By nicholas d. kristof
A famous photograph partly financed by taxpayers, Piss Christ, depicted a crucifix immersed in what the artist said was his own urine. But conservative Christians did not riot on the Washington Mall.
The Book Of Mormon, a huge hit on Broadway, mocks the church's beliefs as hocus-pocus. But Mormons have not burned down any theatres.
So why do parts of the Islamic world erupt in violence over insults to the Prophet Muhammad? Let me try to address that indelicate question, and a related one: Should we curb the freedom to insult religions that are twitchy? First, a few caveats. For starters, television images can magnify (and empower) crazies. In Libya, the few jihadis who killed US Ambassador Chris Stevens were vastly outnumbered by the throngs of Libyan mourners who apologised afterwards.
Remember also that it is not just Muslims who periodically go berserk, but everybody - particularly in societies with large numbers of poorly educated young men.
Upheavals are often more about demography than about religion: The best predictor of civil conflict is the share of a population that is aged 15 to 24. In the 19th century, when the United States brimmed with poorly educated young men, Protestants rioted against Catholics.
For much of the postwar period, it was the secular nationalists in the Middle East who were seen as the extremists, while Islam was seen as a calming influence. That is why Israel helped nurture Hamas in Gaza.
That said, for a self-described "religion of peace", Islam does claim a lot of lives.
In conservative Muslim countries, sensitivities sometimes seem ludicrous. I once covered a Pakistani college teacher who was imprisoned and threatened with execution for speculating that the Prophet Muhammad's parents were not Muslims. (They could not have been, since Islam began with him.)
I think a few things are going on. The first is that many Muslim countries lack a tradition of free speech, and see ridicule of the Prophet as part of a larger narrative of the West's invading or humiliating the Islamic world. People in these countries sometimes also have an addled view of how the US handles blasphemy.
A Pakistani imam Abdul Wahid Qasmi once told me that US President Bill Clinton burned to death scores of Americans for criticising Jesus. If the US can execute blasphemers, he said, why can't Pakistan? I challenged him, and he plucked an Urdu- language book off his shelf, thumbed through it, and began reading triumphantly about the 1993 raid on cult leader David Koresh's cult in Waco, Texas.
More broadly, this is less about offensive videos than about a political war unfolding in the Muslim world. Extremist Muslims like Salafis see themselves as unfairly marginalised, and they hope to exploit this issue to embarrass their governments and win public support.
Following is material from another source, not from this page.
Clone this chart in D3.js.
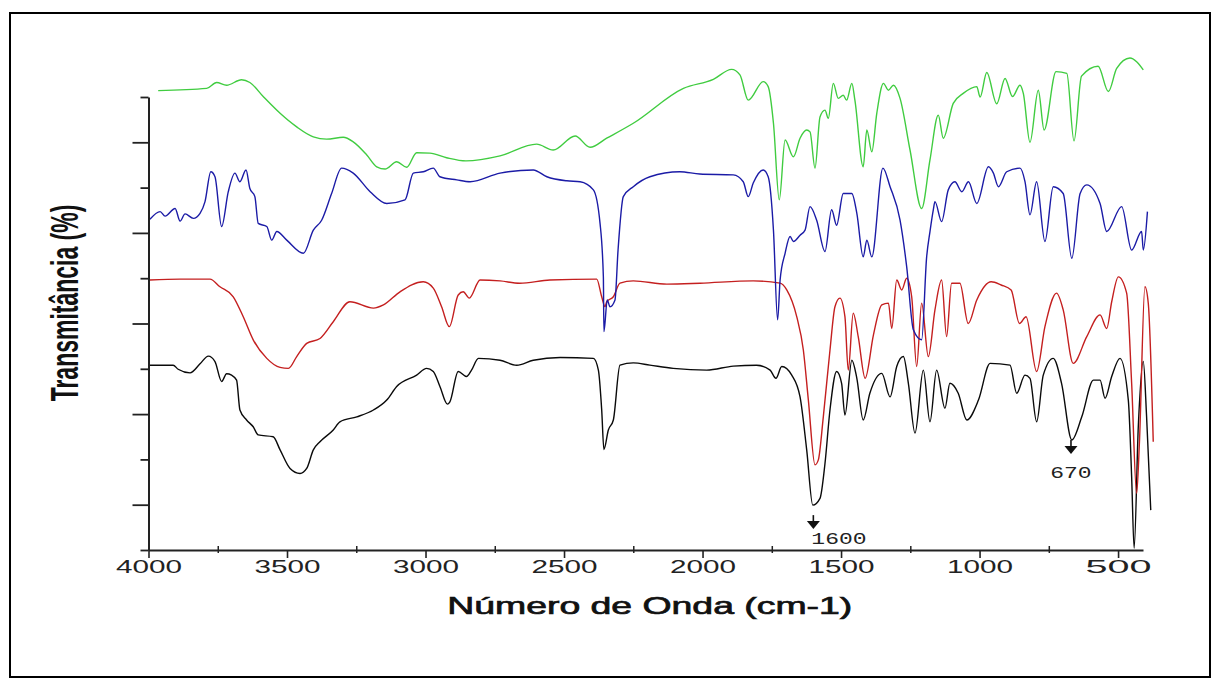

This is a political struggle, not just a religious battle - and we are pawns.
But it would be a mistake to back off and censor our kooks. The freedom to be an imbecile is one of America's core values.
In any case, there will always be other insults. As some leading Muslims have noted, Islam has to learn to shrug them off.
"Why should we feel danger from anything?" said one of the Islamic world's greatest theologians Nasr Hamid Abu Zyad before his death in 2010. "Thousands of books are written against Muhammad. Thousands of books are written against Jesus. Okay, all these thousands of books did not destroy the faith." A group called Muslims for Progressive Values noted a story in Islamic tradition in which Muhammad was tormented by a woman who put thorns in his path and went so far as to hurl manure at his head as he prayed. Yet Muhammad responded patiently and tolerantly. When she fell sick, he visited her home to wish her well.
For his time, Muhammad was socially progressive, and that is a thread that reformers want to recapture. Egyptian blogger Mahmoud Salem, better known as Sandmonkey, wrote that violent protests were "more damaging to Islam's reputation than a thousand so-called 'Islam-attacking films'".
He suggested that Egyptians forthrightly condemn Islamic fundamentalists as "a bunch of shrill, patriarchal, misogynistic, violent extremists who are using Islam as a cover for their behaviour".
Are extremists hijacking the Arab Spring? They are trying to, but this is just the opening chapter in a long drama. Some Eastern European countries, such as Romania and Hungary, are still wobbly more than two decades after their democratic revolutions.
Maybe the closest parallel to the Arab Spring is the 1998 revolution in Indonesia, where it took years for Islamic extremism to subside.
My bet is that we will see more turbulence in the Arab world, but that countries such as Egypt and Tunisia and Libya will not fall over a cliff. A revolution is not an event, but a process.